In 2000, Toyota pumped a marketing fortune into launching the Echo, with an intended positioning as the hip, cool car for the 16-26 year old segment. It flopped. The median age of the Echo buyer is 45 and so far Toyota hasn’t been able to sell even 50,000 a year.

Strike one. But Toyota is coming back to bat with its new sub-brand, Scion. The Scion is conspicuously similar to the Echo under the hood, but with a rectangular body and a whole new positioning approach. Presumably with a different youth trend consultant signing off on the content, Toyota is allocating most of the Scion launch budget to molding the brand with music, fashion and art first and foremost. Communicating information about the actual car models is a secondary concern. article about Scion positioning

The Echo was a case study in how a brand campaign with good creative, smart media, and a huge budget can fizzle when it is not well enough informed about what’s cool to young people.
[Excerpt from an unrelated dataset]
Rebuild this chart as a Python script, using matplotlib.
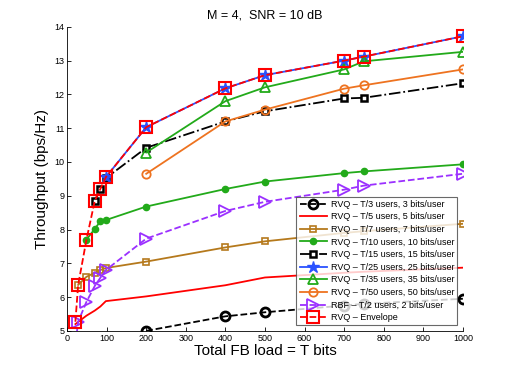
import numpy as np
import matplotlib
matplotlib.use("Agg")
import matplotlib.pyplot as plt

plt.rcParams['font.family'] = ['Liberation Sans', 'DejaVu Sans']

# Total feedback load T (bits)
T_all = [21, 28, 49, 70, 84, 98, 200, 400, 500, 700, 750, 1000]

# RVQ - T/3 users
T_3 = [200, 400, 500, 700, 750, 1000]
rvq_3 = [5.0, 5.43, 5.55, 5.75, 5.8, 5.95]

# RVQ - T/5 users
T_5 = [21, 49, 70, 84, 98, 200, 400, 500, 700, 750, 1000]
rvq_5 = [5.2, 5.45, 5.6, 5.72, 5.88, 6.02, 6.35, 6.58, 6.72, 6.75, 6.87]

# RVQ - T/7 users
T_7 = [28, 49, 70, 84, 98, 200, 400, 500, 700, 750, 1000]
rvq_7 = [6.36, 6.6, 6.72, 6.8, 6.86, 7.05, 7.47, 7.65, 7.9, 7.95, 8.17]

# RVQ - T/10 users
T_10 = [49, 70, 84, 98, 200, 400, 500, 700, 750, 1000]
rvq_10 = [7.7, 8.02, 8.24, 8.28, 8.68, 9.2, 9.42, 9.67, 9.72, 9.93]

# RVQ - T/15 users
T_15 = [70, 84, 98, 200, 400, 500, 700, 750, 1000]
rvq_15 = [8.85, 9.2, 9.52, 10.42, 11.2, 11.5, 11.88, 11.9, 12.33]

# RVQ - T/25 users
T_25 = [98, 200, 400, 500, 700, 750, 1000]
rvq_25 = [9.55, 11.03, 12.18, 12.57, 13.0, 13.12, 13.72]

# RVQ - T/35 users
T_35 = [200, 400, 500, 700, 750, 1000]
rvq_35 = [10.28, 11.8, 12.21, 12.74, 12.98, 13.26]

# RVQ - T/50 users
T_50 = [200, 400, 500, 700, 750, 1000]
rvq_50 = [9.65, 11.2, 11.55, 12.17, 12.27, 12.74]

# RBF - T/2 users
T_rbf = [21, 28, 49, 70, 84, 98, 200, 400, 500, 700, 750, 1000]
rbf_2 = [4.6, 5.27, 5.86, 6.33, 6.57, 6.8, 7.73, 8.55, 8.82, 9.18, 9.3, 9.65]

# RVQ envelope
envelope = [5.27, 6.36, 7.7, 8.85, 9.2, 9.55, 11.03, 12.18, 12.57, 13.0, 13.12, 13.72]

BROWN = '#b5791c'
GREEN = '#22aa1a'
ORANGE = '#ee7320'
PURPLE = '#9b30ff'
BLUE = '#2a52ff'

fig = plt.figure(figsize=(5.12, 3.73), dpi=100)
ax = fig.add_axes([0.131, 0.113, 0.773, 0.815])

lw = 1.3
ax.plot(T_3, rvq_3, '--', color='black', lw=lw, marker='o', ms=6.5, mfc='none', mew=2.0,
        label='RVQ – T/3 users, 3 bits/user')
ax.plot(T_5, rvq_5, '-', color='red', lw=lw,
        label='RVQ – T/5 users, 5 bits/user')
ax.plot(T_7, rvq_7, '-', color=BROWN, lw=lw, marker='s', ms=5, mfc='none', mew=1.2,
        label='RVQ – T/7 users, 7 bits/user')
ax.plot(T_10, rvq_10, '-', color=GREEN, lw=lw, marker='o', ms=4.5, mfc=GREEN, mew=1.0,
        label='RVQ – T/10 users, 10 bits/user')
ax.plot(T_15, rvq_15, '-.', color='black', lw=lw, marker='s', ms=5, mfc='white', mew=1.8,
        label='RVQ – T/15 users, 15 bits/user')
ax.plot(T_25, rvq_25, '-', color=BLUE, lw=lw, marker='*', ms=9, mfc=BLUE, mew=1.0,
        label='RVQ – T/25 users, 25 bits/user')
ax.plot(T_35, rvq_35, '-', color=GREEN, lw=lw, marker='^', ms=7, mfc='none', mew=1.3,
        label='RVQ – T/35 users, 35 bits/user')
ax.plot(T_50, rvq_50, '-', color=ORANGE, lw=lw, marker='o', ms=6, mfc='none', mew=1.3,
        label='RVQ – T/50 users, 50 bits/user')
ax.plot(T_rbf, rbf_2, '--', color=PURPLE, lw=lw, marker='>', ms=8, mfc='none', mew=1.3,
        label='RBF – T/2 users, 2 bits/user')
ax.plot(T_all, envelope, '--', color='red', lw=lw, marker='s', ms=8.5, mfc='none', mew=1.5,
        label='RVQ – Envelope')

ax.set_xlim(0, 1000)
ax.set_ylim(5, 14)
ax.set_xticks(np.arange(0, 1001, 100))
ax.set_yticks(np.arange(5, 15, 1))
ax.tick_params(direction='in', length=3, labelsize=6.5, width=0.6, pad=2)
for side in ['top', 'right']:
    ax.spines[side].set_visible(False)
for side in ['left', 'bottom']:
    ax.spines[side].set_linewidth(0.6)

ax.set_xlabel('Total FB load = T bits', fontsize=11, labelpad=1)
ax.set_ylabel('Throughput (bps/Hz)', fontsize=11, labelpad=4)
ax.set_title('M = 4,  SNR = 10 dB', fontsize=9, pad=6)

leg = ax.legend(loc='lower right', fontsize=6.5, frameon=True, fancybox=False,
                edgecolor='#444444', borderpad=0.35, labelspacing=0.4,
                handlelength=3.0, handletextpad=0.45, borderaxespad=0.6)
leg.get_frame().set_linewidth(0.8)

fig.savefig('out.png', dpi=100)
It can pass through pretesting with flying colors, wow executives with its hip-hop beats and famous music spokespeople, but when it comes right down to it, “cool” is almost impossible to mimic. It’s like trying to pass as a fluent speaker of a foreign language. There are subtleties that a savvy VP of Marketing cannot register, but that come across as obvious to young people who are incredibly sensitive to inauthentic attempts at cool.